Kill me already, I'm getting tired of this shit. I can't seem to get a goddamn thing right. All I can do is make mistakes. Go ahead and make one for me. 





God you're beautiful. 







Yes, I'm poor. Yes, I'm fucked up. Yes, I know you can't stand me. But I'm human. Or at least I think I am. 




What's the point of an existence where you have no control over yourself? Then again, who are you?







Yeah, I'm cocky. I'm painful. I'm ugly. I can deal with it. Maybe.
This need for familiarity. For contact. To have someone, regardless of who I am. 







Sleep used to be my best friend. It's my worst enemy today. Dreaming about someone is almost like allowing someone to control your life. I dream a lot. Every time I dream I feel this part of me missing, I'm waiting for the right person to show up. I'm afraid I'll be dead before that happens. 










All I need is a shoulder to cry on. I can feel the strain. The tension, I've had enough. I need someone to be there. I'm breaking and the only thing  holding me together is hope. And hope doesn't come easy these days. 








Have you ever wanted to kill yourself? 
Have you ever wanted to forget now warm the morning sun is? 
Have you ever wanted to forget how beautiful the evening breeze is? 

I want to. 




I have nobody to share it with. 


















It feels like someone is choking me. 




















"When was the last time you felt alive?"
"I don't remember."
"?"
"It's been a while."









How on earth do I get you to realise that everything you say about not liking me kills me inside. I think I talk compulsively because I need to hide what's going on inside. I want to let go already. I can't. 

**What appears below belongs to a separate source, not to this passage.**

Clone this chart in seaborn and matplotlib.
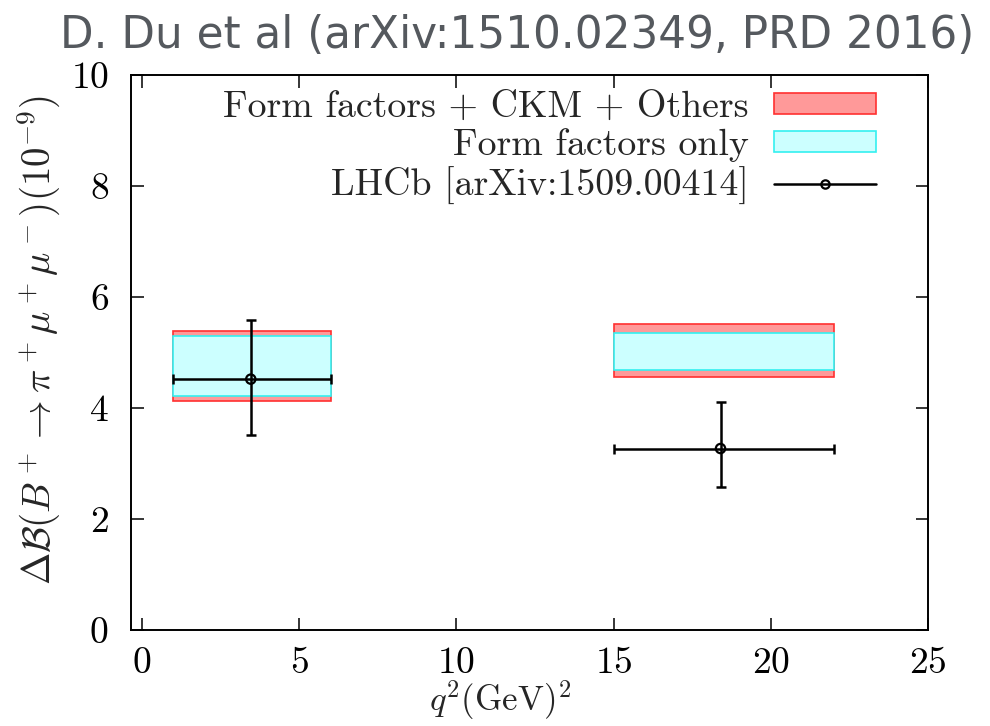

I walked out of home last night. Spent hours on a bench on the road. It was pouring. I was freezing. I couldn't deal with what's going on inside me. 

















Has someone ever saved your life? 
No?
That's funny. 
Why, you ask? 
You're keeping me alive.

God you're beautiful. 

Monday, 30 June 2014

We Never Change, Coldplay.

Have you ever woken up with an immense sense of sadness and guilt? It’s consuming you from the inside and all of a sudden you want to go back to sleep. The source of this torment seems to be nowhere, making you feel like it’s always been there. It breaks you. Shattered, you lie still. Wondering what happened. Wondering why you’re being subjected to this. Wondering who is responsible.

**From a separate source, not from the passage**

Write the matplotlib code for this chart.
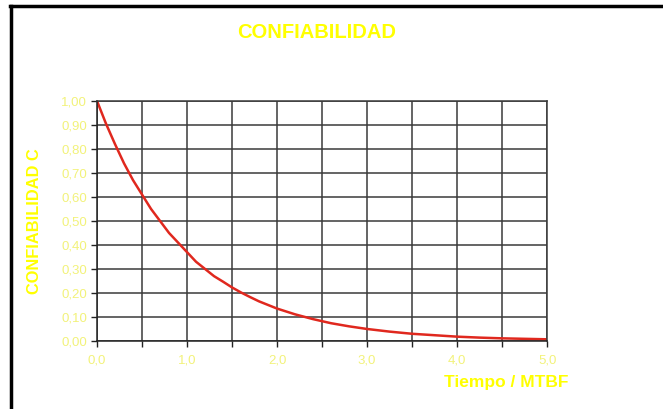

And a fragment of a dream passes by. You’re there. Holding a gun. Pointing the barrel at someone else. Who is that someone else. He lights a cigarette. The faint glow of the cigarette lighter illuminates his face. He looks familiar, but different. His eyes are full of hate, and anger. But in the midst of the hate and anger, you see a desperation. Why would someone like that be desperate? 
He speaks. His voice raspy and sore, but it’s deep and soulful. So you’re finally here, he says. You’ve finally seen me for who I am, he says. Can you do it?, he asks. Or will you fuck this up and not be able to finish what you’ve started?, he questions. Can you fucking do it?, he says. Can you hurt me like I’ve hurt everyone you loved?, he taunts.  
I shot him mid sentence. I killed a man and I felt such a rush. Then it faded. So I turned around and left. 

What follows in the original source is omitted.